» TO DO
Extract the lines of the material below, beginning with the first and ending with the line that holds "plt.rcParams['mathtext.it'] = 'Liberation". Skip every picture.

····················

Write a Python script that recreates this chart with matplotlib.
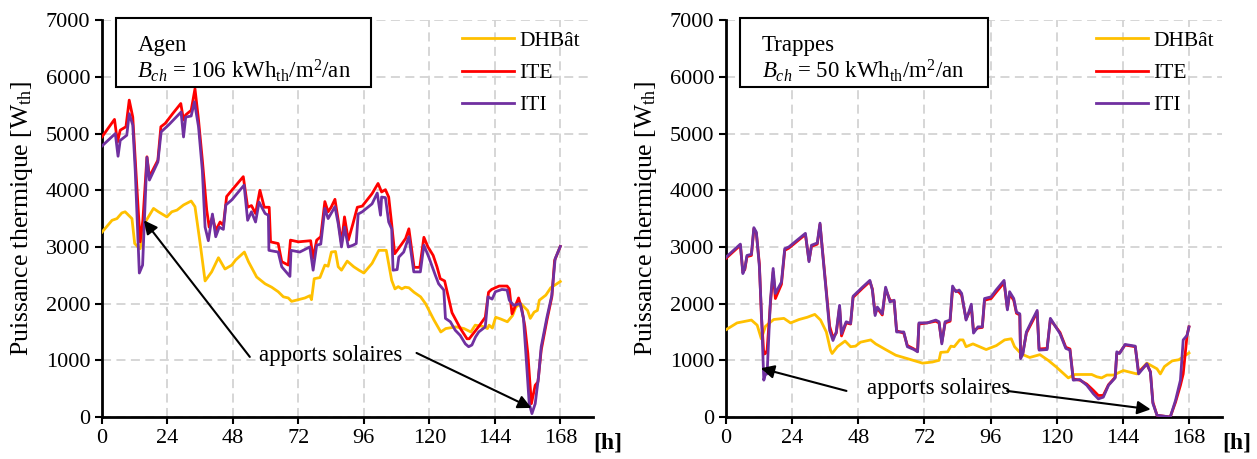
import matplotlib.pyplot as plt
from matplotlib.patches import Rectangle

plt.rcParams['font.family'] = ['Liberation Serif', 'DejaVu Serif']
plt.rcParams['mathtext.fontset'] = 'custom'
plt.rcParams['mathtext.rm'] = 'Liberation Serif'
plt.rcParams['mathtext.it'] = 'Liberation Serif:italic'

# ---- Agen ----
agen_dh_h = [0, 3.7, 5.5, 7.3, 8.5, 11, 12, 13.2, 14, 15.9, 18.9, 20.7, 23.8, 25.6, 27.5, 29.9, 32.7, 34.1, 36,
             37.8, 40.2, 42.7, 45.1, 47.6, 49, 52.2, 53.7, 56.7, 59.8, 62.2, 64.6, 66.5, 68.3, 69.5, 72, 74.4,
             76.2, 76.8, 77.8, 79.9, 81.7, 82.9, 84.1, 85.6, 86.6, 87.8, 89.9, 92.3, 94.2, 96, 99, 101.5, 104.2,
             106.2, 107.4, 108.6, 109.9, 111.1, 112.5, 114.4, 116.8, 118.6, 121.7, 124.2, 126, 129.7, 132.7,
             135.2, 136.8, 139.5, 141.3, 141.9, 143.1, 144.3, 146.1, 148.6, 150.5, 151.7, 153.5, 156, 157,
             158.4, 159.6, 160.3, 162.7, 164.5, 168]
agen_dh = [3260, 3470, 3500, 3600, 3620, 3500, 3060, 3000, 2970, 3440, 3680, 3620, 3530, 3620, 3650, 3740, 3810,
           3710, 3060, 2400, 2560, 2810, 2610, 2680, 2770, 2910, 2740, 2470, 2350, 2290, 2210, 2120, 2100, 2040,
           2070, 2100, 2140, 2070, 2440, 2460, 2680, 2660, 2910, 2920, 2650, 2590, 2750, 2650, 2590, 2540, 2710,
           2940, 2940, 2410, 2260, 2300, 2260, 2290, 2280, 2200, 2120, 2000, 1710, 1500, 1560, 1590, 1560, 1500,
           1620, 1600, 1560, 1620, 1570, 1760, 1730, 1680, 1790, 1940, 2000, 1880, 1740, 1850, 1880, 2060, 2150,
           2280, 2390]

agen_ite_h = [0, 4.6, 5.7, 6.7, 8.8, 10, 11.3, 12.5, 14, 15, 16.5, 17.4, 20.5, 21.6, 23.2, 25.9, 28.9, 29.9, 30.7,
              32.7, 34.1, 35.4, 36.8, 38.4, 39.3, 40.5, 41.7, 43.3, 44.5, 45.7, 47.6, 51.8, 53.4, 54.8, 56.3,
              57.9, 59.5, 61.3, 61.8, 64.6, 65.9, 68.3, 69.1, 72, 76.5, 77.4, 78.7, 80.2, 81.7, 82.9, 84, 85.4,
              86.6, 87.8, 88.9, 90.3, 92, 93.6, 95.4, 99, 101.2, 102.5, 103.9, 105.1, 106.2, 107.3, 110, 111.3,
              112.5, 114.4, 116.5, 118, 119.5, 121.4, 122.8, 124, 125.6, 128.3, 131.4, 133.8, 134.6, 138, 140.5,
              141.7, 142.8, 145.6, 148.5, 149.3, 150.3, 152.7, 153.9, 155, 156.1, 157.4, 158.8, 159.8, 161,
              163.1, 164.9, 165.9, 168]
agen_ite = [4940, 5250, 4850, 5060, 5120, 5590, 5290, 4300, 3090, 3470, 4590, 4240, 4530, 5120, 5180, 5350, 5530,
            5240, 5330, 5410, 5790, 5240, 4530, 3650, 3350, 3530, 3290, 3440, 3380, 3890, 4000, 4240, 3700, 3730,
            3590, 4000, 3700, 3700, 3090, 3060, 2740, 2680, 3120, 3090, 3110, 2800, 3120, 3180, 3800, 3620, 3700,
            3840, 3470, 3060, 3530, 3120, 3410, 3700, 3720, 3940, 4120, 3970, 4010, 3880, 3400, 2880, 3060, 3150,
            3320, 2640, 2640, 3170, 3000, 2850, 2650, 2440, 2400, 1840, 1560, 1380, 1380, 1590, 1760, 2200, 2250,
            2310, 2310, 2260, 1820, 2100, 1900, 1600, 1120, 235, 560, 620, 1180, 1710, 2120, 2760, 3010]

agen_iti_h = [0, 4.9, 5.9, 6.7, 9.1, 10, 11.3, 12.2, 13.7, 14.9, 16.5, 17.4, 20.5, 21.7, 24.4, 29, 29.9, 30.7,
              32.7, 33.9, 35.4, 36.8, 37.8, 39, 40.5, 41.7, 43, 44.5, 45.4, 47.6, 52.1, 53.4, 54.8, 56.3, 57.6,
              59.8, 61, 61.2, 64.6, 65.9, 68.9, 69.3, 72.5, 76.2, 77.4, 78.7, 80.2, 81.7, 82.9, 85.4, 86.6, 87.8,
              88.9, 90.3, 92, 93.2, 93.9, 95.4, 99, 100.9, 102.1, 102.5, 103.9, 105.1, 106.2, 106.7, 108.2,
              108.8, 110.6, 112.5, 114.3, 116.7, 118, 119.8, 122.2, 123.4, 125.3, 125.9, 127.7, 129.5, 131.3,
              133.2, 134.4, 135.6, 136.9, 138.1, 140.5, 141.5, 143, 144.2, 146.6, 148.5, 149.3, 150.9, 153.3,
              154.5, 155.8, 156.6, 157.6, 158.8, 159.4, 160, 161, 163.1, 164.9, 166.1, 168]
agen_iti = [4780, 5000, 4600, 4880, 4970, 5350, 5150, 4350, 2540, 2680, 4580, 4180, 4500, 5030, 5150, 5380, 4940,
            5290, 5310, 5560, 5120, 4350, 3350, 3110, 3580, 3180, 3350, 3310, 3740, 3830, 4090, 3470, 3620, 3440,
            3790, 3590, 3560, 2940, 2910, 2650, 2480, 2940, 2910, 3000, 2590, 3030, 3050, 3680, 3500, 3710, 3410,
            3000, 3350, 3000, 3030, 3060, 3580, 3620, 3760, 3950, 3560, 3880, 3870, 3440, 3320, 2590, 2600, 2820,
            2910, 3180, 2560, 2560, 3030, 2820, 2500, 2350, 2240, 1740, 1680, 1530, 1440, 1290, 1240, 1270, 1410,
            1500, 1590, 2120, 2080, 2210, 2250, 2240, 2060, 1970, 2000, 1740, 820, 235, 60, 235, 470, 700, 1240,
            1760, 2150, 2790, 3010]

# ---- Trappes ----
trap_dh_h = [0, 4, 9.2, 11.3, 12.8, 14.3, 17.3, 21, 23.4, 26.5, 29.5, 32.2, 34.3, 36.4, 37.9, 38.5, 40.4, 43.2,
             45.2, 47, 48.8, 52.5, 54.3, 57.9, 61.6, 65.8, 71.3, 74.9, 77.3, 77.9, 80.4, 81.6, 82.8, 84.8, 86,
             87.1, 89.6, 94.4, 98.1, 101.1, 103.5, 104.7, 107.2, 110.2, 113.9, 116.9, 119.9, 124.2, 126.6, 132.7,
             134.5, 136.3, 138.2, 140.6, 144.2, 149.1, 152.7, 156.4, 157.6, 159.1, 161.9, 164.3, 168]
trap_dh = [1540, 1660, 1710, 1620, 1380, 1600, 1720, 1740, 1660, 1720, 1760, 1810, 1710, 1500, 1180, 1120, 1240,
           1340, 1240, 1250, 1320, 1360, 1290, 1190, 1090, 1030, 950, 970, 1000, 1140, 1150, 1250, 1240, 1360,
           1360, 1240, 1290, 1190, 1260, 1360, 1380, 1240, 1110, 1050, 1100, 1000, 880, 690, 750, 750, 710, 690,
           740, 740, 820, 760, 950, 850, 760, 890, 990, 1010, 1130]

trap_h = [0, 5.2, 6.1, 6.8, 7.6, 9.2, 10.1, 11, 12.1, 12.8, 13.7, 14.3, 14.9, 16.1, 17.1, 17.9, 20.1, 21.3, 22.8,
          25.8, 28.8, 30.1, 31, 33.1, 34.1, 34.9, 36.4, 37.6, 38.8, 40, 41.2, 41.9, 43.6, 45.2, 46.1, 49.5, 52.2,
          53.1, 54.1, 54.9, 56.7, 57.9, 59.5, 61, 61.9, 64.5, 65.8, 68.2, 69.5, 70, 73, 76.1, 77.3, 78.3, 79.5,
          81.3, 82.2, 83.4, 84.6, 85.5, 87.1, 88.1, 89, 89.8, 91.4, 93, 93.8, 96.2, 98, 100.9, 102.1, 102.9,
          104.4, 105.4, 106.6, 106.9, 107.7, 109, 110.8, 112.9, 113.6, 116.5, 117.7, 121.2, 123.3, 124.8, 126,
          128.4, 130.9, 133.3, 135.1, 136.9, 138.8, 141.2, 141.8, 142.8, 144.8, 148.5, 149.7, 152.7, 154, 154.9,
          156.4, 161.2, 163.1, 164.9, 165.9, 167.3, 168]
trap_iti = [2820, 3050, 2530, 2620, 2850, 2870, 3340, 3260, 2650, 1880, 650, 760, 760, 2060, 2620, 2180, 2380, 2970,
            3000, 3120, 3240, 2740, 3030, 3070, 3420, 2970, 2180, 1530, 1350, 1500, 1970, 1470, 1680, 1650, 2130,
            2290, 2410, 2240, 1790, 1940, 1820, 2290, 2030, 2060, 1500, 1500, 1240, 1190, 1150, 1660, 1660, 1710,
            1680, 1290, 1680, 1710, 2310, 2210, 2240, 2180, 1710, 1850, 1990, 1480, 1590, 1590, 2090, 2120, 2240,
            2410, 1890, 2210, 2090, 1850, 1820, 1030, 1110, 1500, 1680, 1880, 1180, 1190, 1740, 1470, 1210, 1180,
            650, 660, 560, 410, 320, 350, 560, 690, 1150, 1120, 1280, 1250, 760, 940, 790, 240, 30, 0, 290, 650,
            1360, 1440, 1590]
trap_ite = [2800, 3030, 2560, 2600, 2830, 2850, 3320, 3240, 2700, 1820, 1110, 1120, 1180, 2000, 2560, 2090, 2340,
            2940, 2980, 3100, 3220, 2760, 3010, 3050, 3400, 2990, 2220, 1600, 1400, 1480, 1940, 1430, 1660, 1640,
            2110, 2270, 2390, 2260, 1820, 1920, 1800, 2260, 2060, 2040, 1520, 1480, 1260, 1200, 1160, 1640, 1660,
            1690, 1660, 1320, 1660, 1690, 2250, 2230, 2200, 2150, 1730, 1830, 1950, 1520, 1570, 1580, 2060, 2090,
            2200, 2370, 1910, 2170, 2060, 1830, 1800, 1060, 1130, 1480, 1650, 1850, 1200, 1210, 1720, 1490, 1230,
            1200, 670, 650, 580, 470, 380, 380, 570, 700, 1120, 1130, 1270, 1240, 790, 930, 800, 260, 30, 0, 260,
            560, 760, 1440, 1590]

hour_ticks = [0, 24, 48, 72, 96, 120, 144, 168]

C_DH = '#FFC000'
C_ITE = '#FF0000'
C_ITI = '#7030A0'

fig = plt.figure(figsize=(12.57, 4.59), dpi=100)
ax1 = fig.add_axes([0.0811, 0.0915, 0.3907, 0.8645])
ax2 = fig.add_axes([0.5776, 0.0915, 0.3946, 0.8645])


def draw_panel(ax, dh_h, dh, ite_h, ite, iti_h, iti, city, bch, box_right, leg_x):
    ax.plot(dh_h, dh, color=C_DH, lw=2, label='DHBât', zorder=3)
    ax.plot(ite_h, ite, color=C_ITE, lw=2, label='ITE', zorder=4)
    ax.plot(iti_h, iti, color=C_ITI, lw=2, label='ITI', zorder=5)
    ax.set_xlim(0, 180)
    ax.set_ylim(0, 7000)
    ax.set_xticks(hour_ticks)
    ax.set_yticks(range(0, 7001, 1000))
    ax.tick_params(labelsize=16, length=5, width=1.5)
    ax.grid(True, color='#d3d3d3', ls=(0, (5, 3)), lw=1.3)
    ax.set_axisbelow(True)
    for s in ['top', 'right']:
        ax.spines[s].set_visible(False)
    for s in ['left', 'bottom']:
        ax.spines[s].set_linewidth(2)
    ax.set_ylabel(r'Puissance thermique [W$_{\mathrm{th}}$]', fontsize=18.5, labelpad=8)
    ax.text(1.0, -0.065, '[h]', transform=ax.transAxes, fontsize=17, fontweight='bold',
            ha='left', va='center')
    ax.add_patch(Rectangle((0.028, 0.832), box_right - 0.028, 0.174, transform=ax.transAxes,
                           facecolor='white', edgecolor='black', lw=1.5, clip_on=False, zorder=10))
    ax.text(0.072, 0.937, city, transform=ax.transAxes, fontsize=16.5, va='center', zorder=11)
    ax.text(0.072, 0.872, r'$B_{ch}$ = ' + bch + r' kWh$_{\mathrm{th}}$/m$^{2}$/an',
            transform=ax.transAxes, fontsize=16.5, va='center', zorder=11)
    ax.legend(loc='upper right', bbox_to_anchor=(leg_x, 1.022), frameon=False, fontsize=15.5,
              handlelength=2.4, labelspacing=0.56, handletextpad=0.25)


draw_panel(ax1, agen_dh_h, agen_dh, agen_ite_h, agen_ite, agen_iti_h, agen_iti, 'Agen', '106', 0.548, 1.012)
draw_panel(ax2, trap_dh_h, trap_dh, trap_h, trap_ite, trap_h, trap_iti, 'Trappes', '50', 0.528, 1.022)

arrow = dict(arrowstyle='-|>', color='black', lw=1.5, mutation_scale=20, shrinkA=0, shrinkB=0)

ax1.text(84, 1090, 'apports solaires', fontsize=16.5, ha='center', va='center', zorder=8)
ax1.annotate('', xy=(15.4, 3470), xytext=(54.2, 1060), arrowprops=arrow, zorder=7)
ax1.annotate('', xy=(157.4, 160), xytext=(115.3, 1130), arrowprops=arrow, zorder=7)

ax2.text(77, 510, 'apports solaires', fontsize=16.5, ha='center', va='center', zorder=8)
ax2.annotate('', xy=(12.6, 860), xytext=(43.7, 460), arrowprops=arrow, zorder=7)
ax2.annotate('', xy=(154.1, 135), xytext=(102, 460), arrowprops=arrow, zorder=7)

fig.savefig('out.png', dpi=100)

····················

» THE ANSWER
Write a Python script that recreates this chart with matplotlib.
import matplotlib.pyplot as plt
from matplotlib.patches import Rectangle

plt.rcParams['font.family'] = ['Liberation Serif', 'DejaVu Serif']
plt.rcParams['mathtext.fontset'] = 'custom'
plt.rcParams['mathtext.rm'] = 'Liberation Serif'
plt.rcParams['mathtext.it'] = 'Liberation Serif:italic'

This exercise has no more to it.